I like that there are clearly multiple solutions to many of the puzzles, and I really dig the audiovisual presentation, which looks like someone took the Fringe opening credits as inspiration for a full game. (Having said that, there are no graphical options for the PC version, and I'd have liked to see a sharper image and a higher framerate, though it's not as essential for a low-key puzzler like this). This game came to my attention because it's just recently been ported to PS4, but apparently it's been kicking around on Steam and mobile devices for a few years now. It's creative and provides several solid hours of "frustrating one moment, rewarding the next" entertainment. Recommended.

Second is Cubot, which I came across while browsing the recent releases list on Steam.

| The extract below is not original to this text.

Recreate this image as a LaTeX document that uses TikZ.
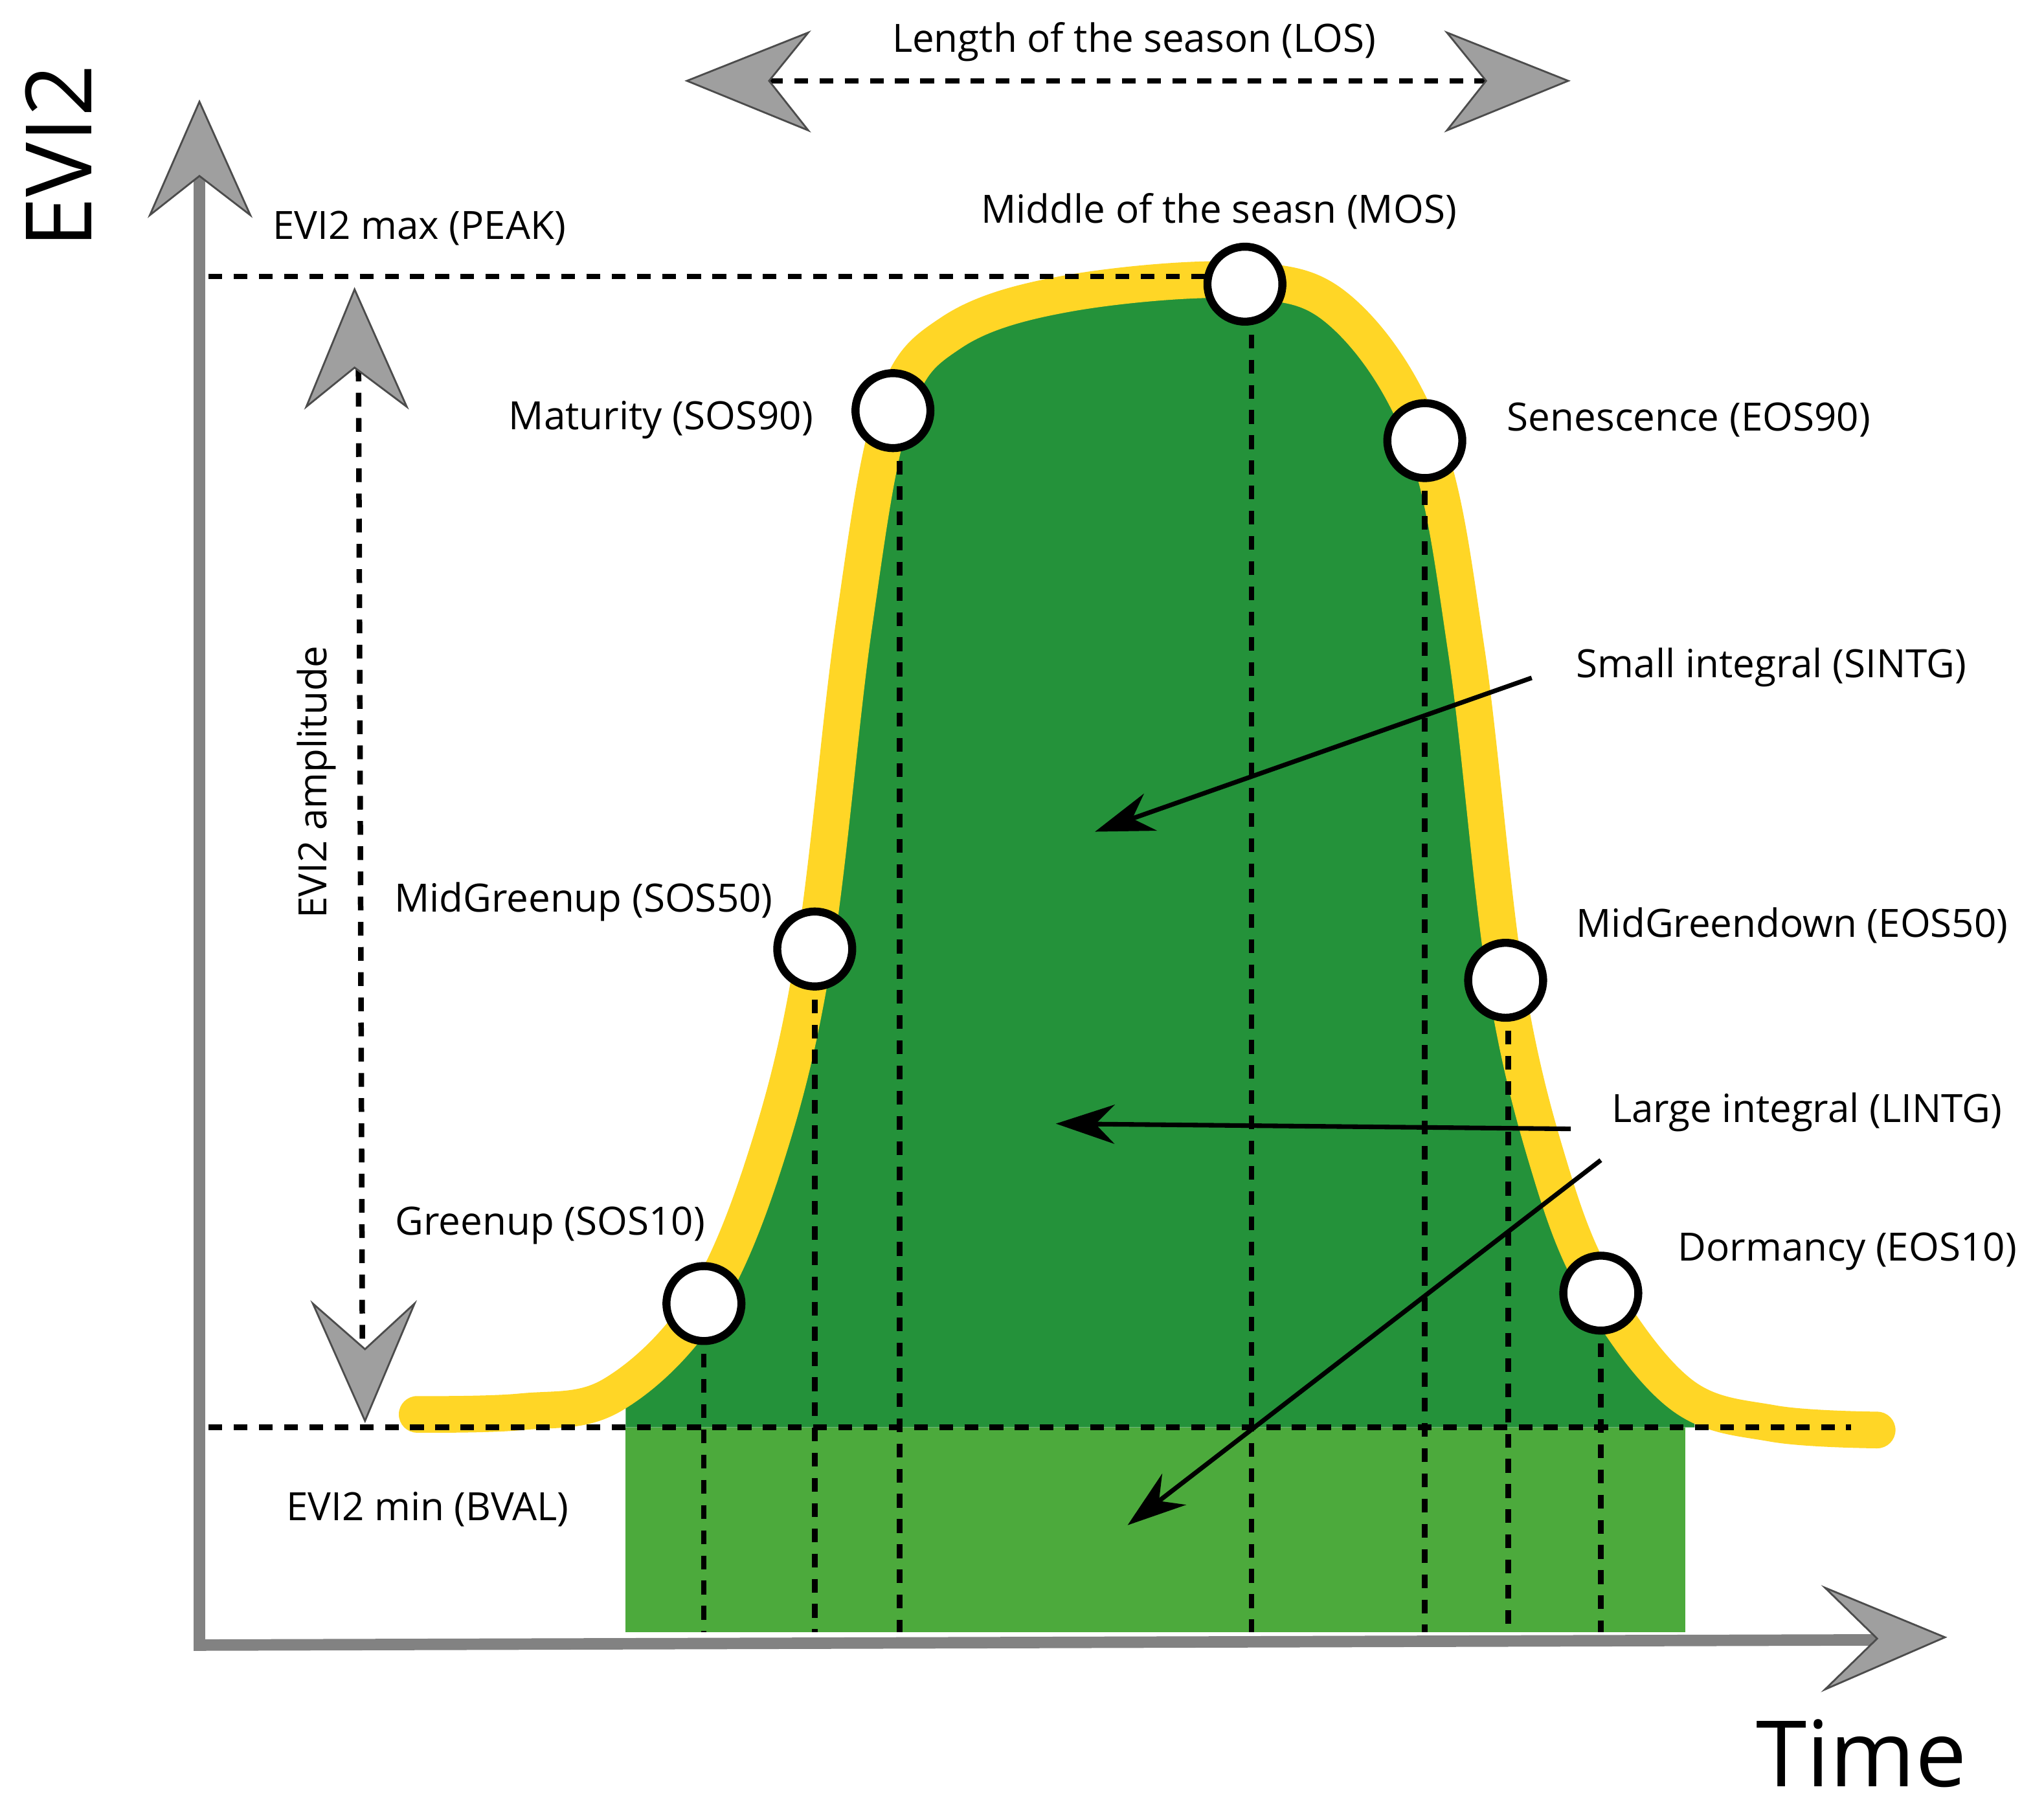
\documentclass[tikz,border=0pt]{standalone}
\usepackage{fontspec}
\setmainfont{Open Sans}
\usetikzlibrary{arrows.meta}
\definecolor{dkg}{RGB}{36,146,58}
\definecolor{ltg}{RGB}{76,170,60}
\definecolor{yel}{RGB}{255,214,38}
\definecolor{axg}{RGB}{130,130,130}
\tikzset{
 lbl/.style={font=\fontsize{17}{20}\selectfont},
 pt/.style={circle,draw=black,line width=3.5pt,fill=white,minimum size=1.15cm,inner sep=0},
 dsh/.style={dash pattern=on 6pt off 5pt,line width=2.4pt},
 blk/.style={line width=2pt,-{Stealth[length=0.9cm,width=0.6cm]}},
 chev/.style={fill=gray!75,draw=black!70,line width=0.8pt},
}
\begin{document}
\begin{tikzpicture}[x=0.02cm,y=-0.02cm]
\useasboundingbox (0,0) rectangle (1568,1386);
% light green block
\fill[ltg] (480,1095) rectangle (1293,1252);
% curve
\def\curve{(320,1085) (400,1083) (470,1070) (540,1000) (590,880) (625,728) (655,480) (685,315) (730,255) (820,225) (955,215) (1030,240) (1093,338) (1125,500) (1155,752) (1190,900) (1228,992) (1290,1070) (1360,1092) (1440,1097)}
\begin{scope}
\clip (480,0) rectangle (1300,1095);
\fill[dkg] plot[smooth,tension=0.6] coordinates {\curve} -- (1440,1095) -- (320,1095) -- cycle;
\end{scope}
\draw[yel,line width=16pt,line cap=round] plot[smooth,tension=0.6] coordinates {\curve};
% axes
\coordinate (o) at (153,1262);
\coordinate (yt) at (153,120);
\coordinate (xt) at (1440,1258);
\draw[axg,line width=5pt] (yt) -- (o) -- (xt);
\draw[chev] (153,78) -- (192,165) -- (153,135) -- (115,165) -- cycle;
\draw[chev] (1492,1256) -- (1400,1296) -- (1440,1257) -- (1400,1218) -- cycle;
\node[font=\fontsize{40}{44}\selectfont,rotate=90] (evi) at (45,120) {EVI2};
\node[font=\fontsize{40}{44}\selectfont] (time) at (1428,1345) {Time};
% dashed lines
\coordinate (pk1) at (160,212); \coordinate (pk2) at (925,212);
\coordinate (bv1) at (160,1095); \coordinate (bv2) at (1420,1095);
\draw[dsh] (pk1) -- (pk2);
\draw[dsh] (bv1) -- (bv2);
% amplitude arrow
\coordinate (a1) at (275,282); \coordinate (a2) at (278,1035);
\draw[dsh] (a1) -- (a2);
\draw[chev] (272,222) -- (312,312) -- (272,282) -- (235,312) -- cycle;
\draw[chev] (280,1090) -- (318,1000) -- (280,1035) -- (240,1000) -- cycle;
\node[lbl,rotate=90] (amp) at (243,600) {EVI2 amplitude};
% LOS arrow
\coordinate (l1) at (590,62); \coordinate (l2) at (1140,62);
\draw[dsh] (l1) -- (l2);
\draw[chev] (527,62) -- (620,25) -- (590,62) -- (620,100) -- cycle;
\draw[chev] (1203,62) -- (1110,25) -- (1140,62) -- (1110,100) -- cycle;
\node[lbl] (los) at (870,32) {Length of the season (LOS)};
% points
\foreach \n/\x/\y/\bx in {p1/540/1000/540,p2/625/728/625,p3/685/315/690,p4/955/218/960,p5/1093/338/1093,p6/1155/752/1157,p7/1228/992/1228}{
  \coordinate (\n b) at (\bx,1252);
  \draw[dsh] (\bx,\y) -- (\n b);
}
\foreach \n/\x/\y in {p1/540/1000,p2/625/728,p3/685/315,p4/955/218,p5/1093/338,p6/1155/752,p7/1228/992}{
  \node[pt] (\n) at (\x,\y) {};
}
% labels
\node[lbl,anchor=west] (peak) at (203,175) {EVI2 max (PEAK)};
\node[lbl] (mos) at (935,162) {Middle of the seasn (MOS)};
\node[lbl,anchor=east] (mat) at (630,322) {Maturity (SOS90)};
\node[lbl,anchor=west] (sen) at (1150,322) {Senescence (EOS90)};
\node[lbl,anchor=west] (sint) at (1203,512) {Small integral (SINTG)};
\node[lbl,anchor=east] (mgu) at (599,692) {MidGreenup (SOS50)};
\node[lbl,anchor=west] (mgd) at (1203,710) {MidGreendown (EOS50)};
\node[lbl,anchor=west] (lint) at (1230,853) {Large integral (LINTG)};
\node[lbl,anchor=east] (gu) at (547,940) {Greenup (SOS10)};
\node[lbl,anchor=west] (dor) at (1281,960) {Dormancy (EOS10)};
\node[lbl] (bval) at (328,1158) {EVI2 min (BVAL)};
% integral arrows
\coordinate (s0) at (1175,520); \coordinate (s1) at (840,638);
\coordinate (m0) at (1205,866); \coordinate (m1) at (810,862);
\coordinate (n0) at (1228,890); \coordinate (n1) at (865,1170);
\draw[blk] (s0) -- (s1);
\draw[blk] (m0) -- (m1);
\draw[blk] (n0) -- (n1);
\end{tikzpicture}
\end{document}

This one costs two bucks and comes with very positive reviews, and while it's certainly a low-maintenance affair (the options menu even has a glaring typo), it's a perfectly serviceable puzzler about rolling blocks of various properties around small grids. All cubes in a level move simultaneously, and each abides by a different set of rules. Some roll two spaces in a turn, some roll backwards, and so forth. The idea is to get each block onto a space of a matching color at the same time.

It's straightforward and doesn't make me ask, "How on Earth did they come up with this?!" like Splice did, but it's reasonably well-designed, unintimidating and even somewhat relaxing. It's the sort of thing that's easy to play with one eye while you've got the other eye on a movie or TV show; I spent an hour or two with it last night while watching The Theory of Everything. It's only $2 on Steam, so that's a rather easy sell if you ask me.

An even easier sell, because it's free, is The Old Tree. This one is available on Steam for no charge and will take no more than 10-15 minutes to complete. It's a point-and-click puzzler with bizarre, slightly whimsical 2D imagery in the style of something like Machinarium. I didn't like that game; while I initially found it charming, its puzzles grew too obtuse too quickly. That isn't a problem with The Old Tree, which is about a strange, tentacled alien hatching and gradually ascending through a series of bizarre scenes (none of which I'll relate, because it's such a short game and thus describing even one of the scenes would spoil a huge portion of it).

The puzzles are perfectly digestible (some might even argue that they're too easy), and it does that usual indie game thing of portraying the player character as a small, timid being in a big, scary world; note the use of oversized bugs. It's all lovely to look at, though, and while it doesn't have much of a plot, it may serve as a sort of test run for the developer's more advanced ideas. The Old Tree is free and won't take much of your time, so while it's not amazing, there's no harm in checking it out.